§ Short problem:
All lines below must be repeated exactly, with the pictures omitted.

§ Available data:

◇ ◇ ◇ ◇ ◇ ◇ ◇

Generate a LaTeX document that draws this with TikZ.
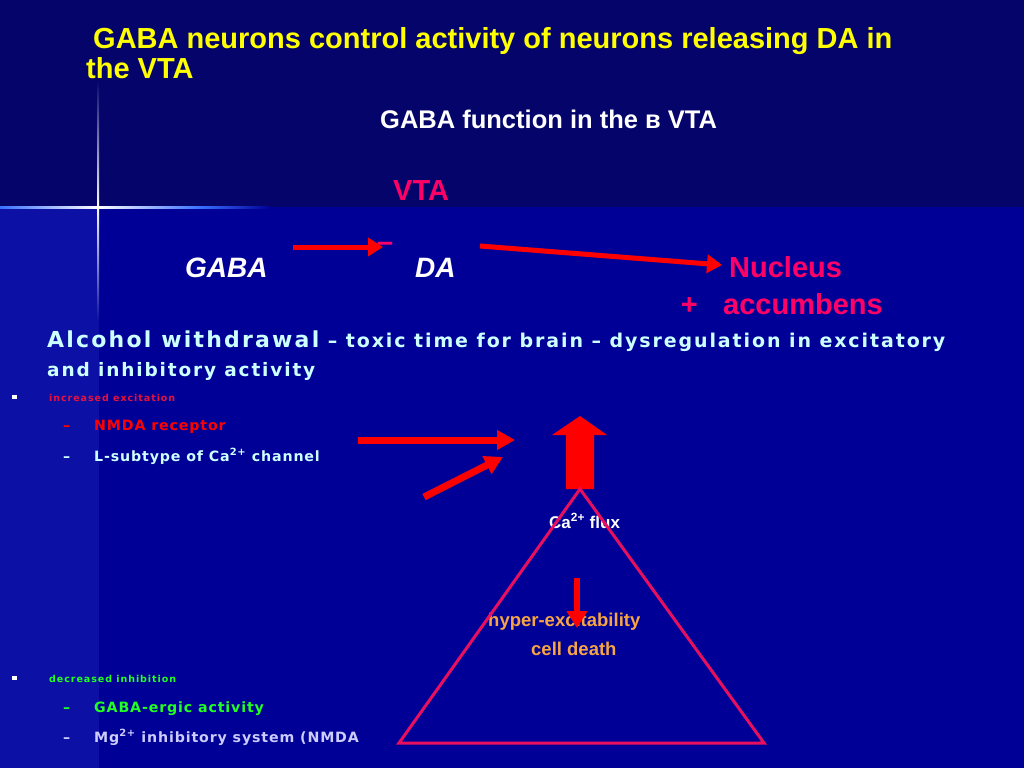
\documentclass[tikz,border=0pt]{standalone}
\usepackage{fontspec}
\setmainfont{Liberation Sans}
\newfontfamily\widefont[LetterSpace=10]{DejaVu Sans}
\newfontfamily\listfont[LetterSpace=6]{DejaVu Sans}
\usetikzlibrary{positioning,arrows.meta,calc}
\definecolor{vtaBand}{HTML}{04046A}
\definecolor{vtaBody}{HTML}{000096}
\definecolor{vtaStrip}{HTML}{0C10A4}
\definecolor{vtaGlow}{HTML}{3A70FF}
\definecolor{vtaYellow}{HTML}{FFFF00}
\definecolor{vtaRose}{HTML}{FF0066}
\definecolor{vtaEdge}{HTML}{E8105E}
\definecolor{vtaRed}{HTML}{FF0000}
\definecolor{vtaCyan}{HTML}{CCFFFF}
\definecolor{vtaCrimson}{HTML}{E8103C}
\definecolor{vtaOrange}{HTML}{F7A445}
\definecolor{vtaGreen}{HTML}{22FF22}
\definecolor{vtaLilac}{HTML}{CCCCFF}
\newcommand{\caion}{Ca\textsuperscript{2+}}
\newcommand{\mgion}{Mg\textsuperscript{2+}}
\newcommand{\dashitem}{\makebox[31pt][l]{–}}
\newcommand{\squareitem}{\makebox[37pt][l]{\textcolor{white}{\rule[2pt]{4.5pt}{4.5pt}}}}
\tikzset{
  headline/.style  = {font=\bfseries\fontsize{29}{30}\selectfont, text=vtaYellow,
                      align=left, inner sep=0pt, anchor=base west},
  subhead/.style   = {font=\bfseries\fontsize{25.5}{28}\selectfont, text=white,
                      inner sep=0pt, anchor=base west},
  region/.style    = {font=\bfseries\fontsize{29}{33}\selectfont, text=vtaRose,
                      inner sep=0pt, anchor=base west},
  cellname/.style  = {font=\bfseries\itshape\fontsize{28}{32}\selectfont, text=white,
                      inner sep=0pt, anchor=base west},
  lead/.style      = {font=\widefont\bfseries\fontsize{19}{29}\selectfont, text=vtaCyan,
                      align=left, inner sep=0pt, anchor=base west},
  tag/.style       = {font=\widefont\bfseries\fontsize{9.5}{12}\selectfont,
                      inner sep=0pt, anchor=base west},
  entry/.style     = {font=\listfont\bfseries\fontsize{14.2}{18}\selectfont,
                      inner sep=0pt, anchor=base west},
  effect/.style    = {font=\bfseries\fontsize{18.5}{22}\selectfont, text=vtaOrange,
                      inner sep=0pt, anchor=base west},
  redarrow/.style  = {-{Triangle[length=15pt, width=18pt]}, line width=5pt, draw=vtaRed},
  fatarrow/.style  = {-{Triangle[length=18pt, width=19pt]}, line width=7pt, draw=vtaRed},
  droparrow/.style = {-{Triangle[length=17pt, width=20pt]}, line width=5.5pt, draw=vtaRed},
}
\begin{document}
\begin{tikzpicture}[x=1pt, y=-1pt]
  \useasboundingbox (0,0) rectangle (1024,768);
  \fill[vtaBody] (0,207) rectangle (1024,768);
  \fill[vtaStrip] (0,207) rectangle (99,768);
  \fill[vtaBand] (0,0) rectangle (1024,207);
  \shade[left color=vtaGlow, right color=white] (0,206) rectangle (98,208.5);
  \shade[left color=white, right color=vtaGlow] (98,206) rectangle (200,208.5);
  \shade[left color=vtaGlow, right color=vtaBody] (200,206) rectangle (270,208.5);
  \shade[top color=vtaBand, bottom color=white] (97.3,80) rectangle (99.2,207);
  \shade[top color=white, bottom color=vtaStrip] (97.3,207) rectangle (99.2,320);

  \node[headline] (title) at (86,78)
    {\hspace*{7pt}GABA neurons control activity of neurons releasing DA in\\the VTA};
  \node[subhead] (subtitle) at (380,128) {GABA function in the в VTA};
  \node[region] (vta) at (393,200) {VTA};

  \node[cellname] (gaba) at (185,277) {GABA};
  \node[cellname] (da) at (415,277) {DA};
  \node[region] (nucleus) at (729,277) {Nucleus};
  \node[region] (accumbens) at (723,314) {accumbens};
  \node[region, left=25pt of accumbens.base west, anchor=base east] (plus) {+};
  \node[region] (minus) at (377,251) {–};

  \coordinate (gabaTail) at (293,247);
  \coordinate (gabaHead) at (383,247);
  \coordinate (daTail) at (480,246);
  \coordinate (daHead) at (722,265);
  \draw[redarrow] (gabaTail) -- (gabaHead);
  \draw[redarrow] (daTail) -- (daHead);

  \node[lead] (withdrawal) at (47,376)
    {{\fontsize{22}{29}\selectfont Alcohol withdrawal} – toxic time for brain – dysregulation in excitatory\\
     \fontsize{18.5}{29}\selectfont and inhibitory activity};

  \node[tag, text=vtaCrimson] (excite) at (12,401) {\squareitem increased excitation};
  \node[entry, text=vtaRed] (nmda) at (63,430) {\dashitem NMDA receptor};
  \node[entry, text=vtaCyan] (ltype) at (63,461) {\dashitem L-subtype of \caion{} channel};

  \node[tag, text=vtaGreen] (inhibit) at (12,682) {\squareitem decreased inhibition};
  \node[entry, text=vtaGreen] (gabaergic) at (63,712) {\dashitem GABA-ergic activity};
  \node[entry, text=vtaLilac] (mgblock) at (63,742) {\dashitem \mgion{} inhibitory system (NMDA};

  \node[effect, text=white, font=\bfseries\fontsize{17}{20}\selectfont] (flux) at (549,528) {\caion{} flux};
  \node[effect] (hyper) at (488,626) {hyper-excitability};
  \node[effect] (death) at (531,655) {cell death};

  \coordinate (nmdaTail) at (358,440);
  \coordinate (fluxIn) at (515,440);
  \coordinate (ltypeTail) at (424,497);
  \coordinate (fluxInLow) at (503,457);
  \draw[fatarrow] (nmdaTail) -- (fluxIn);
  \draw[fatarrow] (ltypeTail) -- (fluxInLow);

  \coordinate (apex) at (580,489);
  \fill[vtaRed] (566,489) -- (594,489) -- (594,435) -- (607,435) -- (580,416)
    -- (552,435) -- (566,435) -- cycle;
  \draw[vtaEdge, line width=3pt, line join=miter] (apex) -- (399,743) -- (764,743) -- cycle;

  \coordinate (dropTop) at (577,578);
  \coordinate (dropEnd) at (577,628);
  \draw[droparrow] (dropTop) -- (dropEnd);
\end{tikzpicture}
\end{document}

◇ ◇ ◇ ◇ ◇ ◇ ◇

§ Exercise solution:
Generate a LaTeX document that draws this with TikZ.
\documentclass[tikz,border=0pt]{standalone}
\usepackage{fontspec}
\setmainfont{Liberation Sans}
\newfontfamily\widefont[LetterSpace=10]{DejaVu Sans}
\newfontfamily\listfont[LetterSpace=6]{DejaVu Sans}
\usetikzlibrary{positioning,arrows.meta,calc}
\definecolor{vtaBand}{HTML}{04046A}
\definecolor{vtaBody}{HTML}{000096}
\definecolor{vtaStrip}{HTML}{0C10A4}
\definecolor{vtaGlow}{HTML}{3A70FF}
\definecolor{vtaYellow}{HTML}{FFFF00}
\definecolor{vtaRose}{HTML}{FF0066}
\definecolor{vtaEdge}{HTML}{E8105E}
\definecolor{vtaRed}{HTML}{FF0000}
\definecolor{vtaCyan}{HTML}{CCFFFF}
\definecolor{vtaCrimson}{HTML}{E8103C}
\definecolor{vtaOrange}{HTML}{F7A445}
\definecolor{vtaGreen}{HTML}{22FF22}
\definecolor{vtaLilac}{HTML}{CCCCFF}
\newcommand{\caion}{Ca\textsuperscript{2+}}
\newcommand{\mgion}{Mg\textsuperscript{2+}}
\newcommand{\dashitem}{\makebox[31pt][l]{–}}
\newcommand{\squareitem}{\makebox[37pt][l]{\textcolor{white}{\rule[2pt]{4.5pt}{4.5pt}}}}
\tikzset{
  headline/.style  = {font=\bfseries\fontsize{29}{30}\selectfont, text=vtaYellow,
                      align=left, inner sep=0pt, anchor=base west},
  subhead/.style   = {font=\bfseries\fontsize{25.5}{28}\selectfont, text=white,
                      inner sep=0pt, anchor=base west},
  region/.style    = {font=\bfseries\fontsize{29}{33}\selectfont, text=vtaRose,
                      inner sep=0pt, anchor=base west},
  cellname/.style  = {font=\bfseries\itshape\fontsize{28}{32}\selectfont, text=white,
                      inner sep=0pt, anchor=base west},
  lead/.style      = {font=\widefont\bfseries\fontsize{19}{29}\selectfont, text=vtaCyan,
                      align=left, inner sep=0pt, anchor=base west},
  tag/.style       = {font=\widefont\bfseries\fontsize{9.5}{12}\selectfont,
                      inner sep=0pt, anchor=base west},
  entry/.style     = {font=\listfont\bfseries\fontsize{14.2}{18}\selectfont,
                      inner sep=0pt, anchor=base west},
  effect/.style    = {font=\bfseries\fontsize{18.5}{22}\selectfont, text=vtaOrange,
                      inner sep=0pt, anchor=base west},
  redarrow/.style  = {-{Triangle[length=15pt, width=18pt]}, line width=5pt, draw=vtaRed},
  fatarrow/.style  = {-{Triangle[length=18pt, width=19pt]}, line width=7pt, draw=vtaRed},
  droparrow/.style = {-{Triangle[length=17pt, width=20pt]}, line width=5.5pt, draw=vtaRed},
}
\begin{document}
\begin{tikzpicture}[x=1pt, y=-1pt]
  \useasboundingbox (0,0) rectangle (1024,768);
  \fill[vtaBody] (0,207) rectangle (1024,768);
  \fill[vtaStrip] (0,207) rectangle (99,768);
  \fill[vtaBand] (0,0) rectangle (1024,207);
  \shade[left color=vtaGlow, right color=white] (0,206) rectangle (98,208.5);
  \shade[left color=white, right color=vtaGlow] (98,206) rectangle (200,208.5);
  \shade[left color=vtaGlow, right color=vtaBody] (200,206) rectangle (270,208.5);
  \shade[top color=vtaBand, bottom color=white] (97.3,80) rectangle (99.2,207);
  \shade[top color=white, bottom color=vtaStrip] (97.3,207) rectangle (99.2,320);

  \node[headline] (title) at (86,78)
    {\hspace*{7pt}GABA neurons control activity of neurons releasing DA in\\the VTA};
  \node[subhead] (subtitle) at (380,128) {GABA function in the в VTA};
  \node[region] (vta) at (393,200) {VTA};

  \node[cellname] (gaba) at (185,277) {GABA};
  \node[cellname] (da) at (415,277) {DA};
  \node[region] (nucleus) at (729,277) {Nucleus};
  \node[region] (accumbens) at (723,314) {accumbens};
  \node[region, left=25pt of accumbens.base west, anchor=base east] (plus) {+};
  \node[region] (minus) at (377,251) {–};

  \coordinate (gabaTail) at (293,247);
  \coordinate (gabaHead) at (383,247);
  \coordinate (daTail) at (480,246);
  \coordinate (daHead) at (722,265);
  \draw[redarrow] (gabaTail) -- (gabaHead);
  \draw[redarrow] (daTail) -- (daHead);

  \node[lead] (withdrawal) at (47,376)
    {{\fontsize{22}{29}\selectfont Alcohol withdrawal} – toxic time for brain – dysregulation in excitatory\\
     \fontsize{18.5}{29}\selectfont and inhibitory activity};

  \node[tag, text=vtaCrimson] (excite) at (12,401) {\squareitem increased excitation};
  \node[entry, text=vtaRed] (nmda) at (63,430) {\dashitem NMDA receptor};
  \node[entry, text=vtaCyan] (ltype) at (63,461) {\dashitem L-subtype of \caion{} channel};

  \node[tag, text=vtaGreen] (inhibit) at (12,682) {\squareitem decreased inhibition};
  \node[entry, text=vtaGreen] (gabaergic) at (63,712) {\dashitem GABA-ergic activity};
  \node[entry, text=vtaLilac] (mgblock) at (63,742) {\dashitem \mgion{} inhibitory system (NMDA};

  \node[effect, text=white, font=\bfseries\fontsize{17}{20}\selectfont] (flux) at (549,528) {\caion{} flux};
  \node[effect] (hyper) at (488,626) {hyper-excitability};
  \node[effect] (death) at (531,655) {cell death};

  \coordinate (nmdaTail) at (358,440);
  \coordinate (fluxIn) at (515,440);
  \coordinate (ltypeTail) at (424,497);
  \coordinate (fluxInLow) at (503,457);
  \draw[fatarrow] (nmdaTail) -- (fluxIn);
  \draw[fatarrow] (ltypeTail) -- (fluxInLow);

  \coordinate (apex) at (580,489);
  \fill[vtaRed] (566,489) -- (594,489) -- (594,435) -- (607,435) -- (580,416)
    -- (552,435) -- (566,435) -- cycle;
  \draw[vtaEdge, line width=3pt, line join=miter] (apex) -- (399,743) -- (764,743) -- cycle;

  \coordinate (dropTop) at (577,578);
  \coordinate (dropEnd) at (577,628);
  \draw[droparrow] (dropTop) -- (dropEnd);
\end{tikzpicture}
\end{document}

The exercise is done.